→ DATASET EXCERPT:
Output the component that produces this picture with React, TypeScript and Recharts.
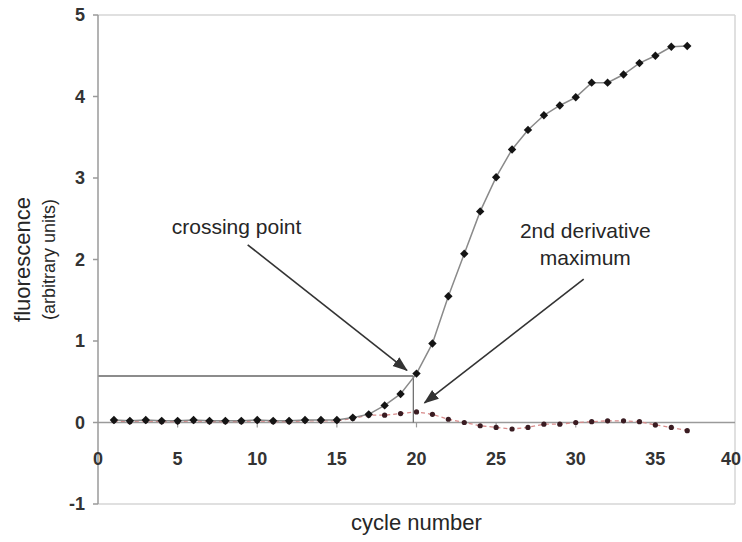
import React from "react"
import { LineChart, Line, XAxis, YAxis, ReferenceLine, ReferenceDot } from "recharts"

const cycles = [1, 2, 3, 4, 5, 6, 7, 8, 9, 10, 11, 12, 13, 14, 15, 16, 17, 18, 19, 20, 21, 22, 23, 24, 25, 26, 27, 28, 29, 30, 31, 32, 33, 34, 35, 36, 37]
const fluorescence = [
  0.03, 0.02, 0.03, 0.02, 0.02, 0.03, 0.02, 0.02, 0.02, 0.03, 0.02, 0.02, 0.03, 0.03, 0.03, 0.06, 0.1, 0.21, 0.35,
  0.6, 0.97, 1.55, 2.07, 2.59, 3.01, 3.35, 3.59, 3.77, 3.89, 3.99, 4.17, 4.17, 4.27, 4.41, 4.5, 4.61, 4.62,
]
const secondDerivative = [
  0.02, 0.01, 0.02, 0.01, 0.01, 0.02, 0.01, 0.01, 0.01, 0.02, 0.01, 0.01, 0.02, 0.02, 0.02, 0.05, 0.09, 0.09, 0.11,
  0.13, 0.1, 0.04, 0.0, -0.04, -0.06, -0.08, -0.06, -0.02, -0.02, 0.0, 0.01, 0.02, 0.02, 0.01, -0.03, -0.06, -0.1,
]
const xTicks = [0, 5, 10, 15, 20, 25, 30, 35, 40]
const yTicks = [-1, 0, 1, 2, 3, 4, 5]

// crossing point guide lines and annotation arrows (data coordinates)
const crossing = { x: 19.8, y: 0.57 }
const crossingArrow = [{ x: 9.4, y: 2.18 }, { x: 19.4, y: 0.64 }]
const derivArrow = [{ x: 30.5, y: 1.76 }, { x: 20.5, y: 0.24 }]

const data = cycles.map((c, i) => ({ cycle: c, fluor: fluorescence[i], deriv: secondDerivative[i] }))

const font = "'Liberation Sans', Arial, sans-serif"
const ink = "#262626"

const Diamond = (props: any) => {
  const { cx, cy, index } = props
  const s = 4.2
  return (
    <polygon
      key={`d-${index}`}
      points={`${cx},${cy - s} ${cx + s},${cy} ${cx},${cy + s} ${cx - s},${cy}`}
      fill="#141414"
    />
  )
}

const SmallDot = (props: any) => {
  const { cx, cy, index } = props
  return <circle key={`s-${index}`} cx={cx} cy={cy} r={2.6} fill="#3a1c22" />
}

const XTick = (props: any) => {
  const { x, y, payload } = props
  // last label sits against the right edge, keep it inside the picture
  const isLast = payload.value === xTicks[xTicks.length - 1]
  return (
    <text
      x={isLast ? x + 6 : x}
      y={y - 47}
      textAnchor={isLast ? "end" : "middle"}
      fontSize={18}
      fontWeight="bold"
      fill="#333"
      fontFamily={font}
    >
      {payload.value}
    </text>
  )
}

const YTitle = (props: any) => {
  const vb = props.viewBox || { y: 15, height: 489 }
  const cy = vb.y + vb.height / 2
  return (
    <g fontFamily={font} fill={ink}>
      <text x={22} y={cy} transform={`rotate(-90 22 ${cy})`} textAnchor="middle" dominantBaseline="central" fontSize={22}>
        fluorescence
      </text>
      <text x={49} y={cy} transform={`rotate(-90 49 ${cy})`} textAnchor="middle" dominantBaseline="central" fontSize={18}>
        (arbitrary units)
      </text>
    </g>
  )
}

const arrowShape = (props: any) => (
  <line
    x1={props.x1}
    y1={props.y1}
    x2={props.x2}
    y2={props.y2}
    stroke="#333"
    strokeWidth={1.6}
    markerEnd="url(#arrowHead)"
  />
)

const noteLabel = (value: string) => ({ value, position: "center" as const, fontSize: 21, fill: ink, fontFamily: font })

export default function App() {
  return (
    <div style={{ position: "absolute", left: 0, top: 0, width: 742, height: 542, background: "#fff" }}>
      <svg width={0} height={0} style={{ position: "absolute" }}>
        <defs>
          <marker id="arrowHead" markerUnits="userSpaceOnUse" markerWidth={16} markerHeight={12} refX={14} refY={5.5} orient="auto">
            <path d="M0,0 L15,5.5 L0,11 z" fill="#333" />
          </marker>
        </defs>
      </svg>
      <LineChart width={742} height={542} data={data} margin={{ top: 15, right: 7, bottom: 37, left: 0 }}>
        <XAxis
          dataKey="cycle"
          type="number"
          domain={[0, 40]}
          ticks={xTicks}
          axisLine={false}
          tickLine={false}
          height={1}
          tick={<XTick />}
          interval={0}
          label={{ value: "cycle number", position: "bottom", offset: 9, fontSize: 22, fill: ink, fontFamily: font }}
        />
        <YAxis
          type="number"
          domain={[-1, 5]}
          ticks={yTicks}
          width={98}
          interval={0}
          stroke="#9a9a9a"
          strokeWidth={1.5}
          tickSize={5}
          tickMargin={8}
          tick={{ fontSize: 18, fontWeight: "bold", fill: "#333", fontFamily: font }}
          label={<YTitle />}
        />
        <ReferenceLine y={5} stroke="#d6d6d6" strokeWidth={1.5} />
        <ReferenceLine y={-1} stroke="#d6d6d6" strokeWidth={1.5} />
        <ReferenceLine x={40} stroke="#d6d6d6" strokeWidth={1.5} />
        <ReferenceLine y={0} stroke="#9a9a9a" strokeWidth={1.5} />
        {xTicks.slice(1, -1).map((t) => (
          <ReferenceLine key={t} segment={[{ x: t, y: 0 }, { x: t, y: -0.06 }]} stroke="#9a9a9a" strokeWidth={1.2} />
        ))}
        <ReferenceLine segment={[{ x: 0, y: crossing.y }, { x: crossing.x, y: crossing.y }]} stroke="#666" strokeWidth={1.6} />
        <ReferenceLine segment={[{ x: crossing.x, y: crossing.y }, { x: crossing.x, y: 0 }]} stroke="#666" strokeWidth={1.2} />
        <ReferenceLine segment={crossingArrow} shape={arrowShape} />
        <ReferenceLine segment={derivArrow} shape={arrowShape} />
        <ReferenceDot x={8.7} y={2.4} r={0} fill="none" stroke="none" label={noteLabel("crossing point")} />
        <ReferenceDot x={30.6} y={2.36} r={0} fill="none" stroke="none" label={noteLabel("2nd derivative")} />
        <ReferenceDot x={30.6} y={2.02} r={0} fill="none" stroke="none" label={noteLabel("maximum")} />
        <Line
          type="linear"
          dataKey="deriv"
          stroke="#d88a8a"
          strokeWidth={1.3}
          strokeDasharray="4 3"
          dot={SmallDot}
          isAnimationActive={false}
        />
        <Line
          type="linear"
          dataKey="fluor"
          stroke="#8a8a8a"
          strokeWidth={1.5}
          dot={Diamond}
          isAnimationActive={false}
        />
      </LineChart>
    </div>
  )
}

→ GIVEN TASK: Reproduce all of the material exactly, apart from the pictures.

→ RESULT OF THE EXERCISE:
Output the component that produces this picture with React, TypeScript and Recharts.
import React from "react"
import { LineChart, Line, XAxis, YAxis, ReferenceLine, ReferenceDot } from "recharts"

const cycles = [1, 2, 3, 4, 5, 6, 7, 8, 9, 10, 11, 12, 13, 14, 15, 16, 17, 18, 19, 20, 21, 22, 23, 24, 25, 26, 27, 28, 29, 30, 31, 32, 33, 34, 35, 36, 37]
const fluorescence = [
  0.03, 0.02, 0.03, 0.02, 0.02, 0.03, 0.02, 0.02, 0.02, 0.03, 0.02, 0.02, 0.03, 0.03, 0.03, 0.06, 0.1, 0.21, 0.35,
  0.6, 0.97, 1.55, 2.07, 2.59, 3.01, 3.35, 3.59, 3.77, 3.89, 3.99, 4.17, 4.17, 4.27, 4.41, 4.5, 4.61, 4.62,
]
const secondDerivative = [
  0.02, 0.01, 0.02, 0.01, 0.01, 0.02, 0.01, 0.01, 0.01, 0.02, 0.01, 0.01, 0.02, 0.02, 0.02, 0.05, 0.09, 0.09, 0.11,
  0.13, 0.1, 0.04, 0.0, -0.04, -0.06, -0.08, -0.06, -0.02, -0.02, 0.0, 0.01, 0.02, 0.02, 0.01, -0.03, -0.06, -0.1,
]
const xTicks = [0, 5, 10, 15, 20, 25, 30, 35, 40]
const yTicks = [-1, 0, 1, 2, 3, 4, 5]

// crossing point guide lines and annotation arrows (data coordinates)
const crossing = { x: 19.8, y: 0.57 }
const crossingArrow = [{ x: 9.4, y: 2.18 }, { x: 19.4, y: 0.64 }]
const derivArrow = [{ x: 30.5, y: 1.76 }, { x: 20.5, y: 0.24 }]

const data = cycles.map((c, i) => ({ cycle: c, fluor: fluorescence[i], deriv: secondDerivative[i] }))

const font = "'Liberation Sans', Arial, sans-serif"
const ink = "#262626"

const Diamond = (props: any) => {
  const { cx, cy, index } = props
  const s = 4.2
  return (
    <polygon
      key={`d-${index}`}
      points={`${cx},${cy - s} ${cx + s},${cy} ${cx},${cy + s} ${cx - s},${cy}`}
      fill="#141414"
    />
  )
}

const SmallDot = (props: any) => {
  const { cx, cy, index } = props
  return <circle key={`s-${index}`} cx={cx} cy={cy} r={2.6} fill="#3a1c22" />
}

const XTick = (props: any) => {
  const { x, y, payload } = props
  // last label sits against the right edge, keep it inside the picture
  const isLast = payload.value === xTicks[xTicks.length - 1]
  return (
    <text
      x={isLast ? x + 6 : x}
      y={y - 47}
      textAnchor={isLast ? "end" : "middle"}
      fontSize={18}
      fontWeight="bold"
      fill="#333"
      fontFamily={font}
    >
      {payload.value}
    </text>
  )
}

const YTitle = (props: any) => {
  const vb = props.viewBox || { y: 15, height: 489 }
  const cy = vb.y + vb.height / 2
  return (
    <g fontFamily={font} fill={ink}>
      <text x={22} y={cy} transform={`rotate(-90 22 ${cy})`} textAnchor="middle" dominantBaseline="central" fontSize={22}>
        fluorescence
      </text>
      <text x={49} y={cy} transform={`rotate(-90 49 ${cy})`} textAnchor="middle" dominantBaseline="central" fontSize={18}>
        (arbitrary units)
      </text>
    </g>
  )
}

const arrowShape = (props: any) => (
  <line
    x1={props.x1}
    y1={props.y1}
    x2={props.x2}
    y2={props.y2}
    stroke="#333"
    strokeWidth={1.6}
    markerEnd="url(#arrowHead)"
  />
)

const noteLabel = (value: string) => ({ value, position: "center" as const, fontSize: 21, fill: ink, fontFamily: font })

export default function App() {
  return (
    <div style={{ position: "absolute", left: 0, top: 0, width: 742, height: 542, background: "#fff" }}>
      <svg width={0} height={0} style={{ position: "absolute" }}>
        <defs>
          <marker id="arrowHead" markerUnits="userSpaceOnUse" markerWidth={16} markerHeight={12} refX={14} refY={5.5} orient="auto">
            <path d="M0,0 L15,5.5 L0,11 z" fill="#333" />
          </marker>
        </defs>
      </svg>
      <LineChart width={742} height={542} data={data} margin={{ top: 15, right: 7, bottom: 37, left: 0 }}>
        <XAxis
          dataKey="cycle"
          type="number"
          domain={[0, 40]}
          ticks={xTicks}
          axisLine={false}
          tickLine={false}
          height={1}
          tick={<XTick />}
          interval={0}
          label={{ value: "cycle number", position: "bottom", offset: 9, fontSize: 22, fill: ink, fontFamily: font }}
        />
        <YAxis
          type="number"
          domain={[-1, 5]}
          ticks={yTicks}
          width={98}
          interval={0}
          stroke="#9a9a9a"
          strokeWidth={1.5}
          tickSize={5}
          tickMargin={8}
          tick={{ fontSize: 18, fontWeight: "bold", fill: "#333", fontFamily: font }}
          label={<YTitle />}
        />
        <ReferenceLine y={5} stroke="#d6d6d6" strokeWidth={1.5} />
        <ReferenceLine y={-1} stroke="#d6d6d6" strokeWidth={1.5} />
        <ReferenceLine x={40} stroke="#d6d6d6" strokeWidth={1.5} />
        <ReferenceLine y={0} stroke="#9a9a9a" strokeWidth={1.5} />
        {xTicks.slice(1, -1).map((t) => (
          <ReferenceLine key={t} segment={[{ x: t, y: 0 }, { x: t, y: -0.06 }]} stroke="#9a9a9a" strokeWidth={1.2} />
        ))}
        <ReferenceLine segment={[{ x: 0, y: crossing.y }, { x: crossing.x, y: crossing.y }]} stroke="#666" strokeWidth={1.6} />
        <ReferenceLine segment={[{ x: crossing.x, y: crossing.y }, { x: crossing.x, y: 0 }]} stroke="#666" strokeWidth={1.2} />
        <ReferenceLine segment={crossingArrow} shape={arrowShape} />
        <ReferenceLine segment={derivArrow} shape={arrowShape} />
        <ReferenceDot x={8.7} y={2.4} r={0} fill="none" stroke="none" label={noteLabel("crossing point")} />
        <ReferenceDot x={30.6} y={2.36} r={0} fill="none" stroke="none" label={noteLabel("2nd derivative")} />
        <ReferenceDot x={30.6} y={2.02} r={0} fill="none" stroke="none" label={noteLabel("maximum")} />
        <Line
          type="linear"
          dataKey="deriv"
          stroke="#d88a8a"
          strokeWidth={1.3}
          strokeDasharray="4 3"
          dot={SmallDot}
          isAnimationActive={false}
        />
        <Line
          type="linear"
          dataKey="fluor"
          stroke="#8a8a8a"
          strokeWidth={1.5}
          dot={Diamond}
          isAnimationActive={false}
        />
      </LineChart>
    </div>
  )
}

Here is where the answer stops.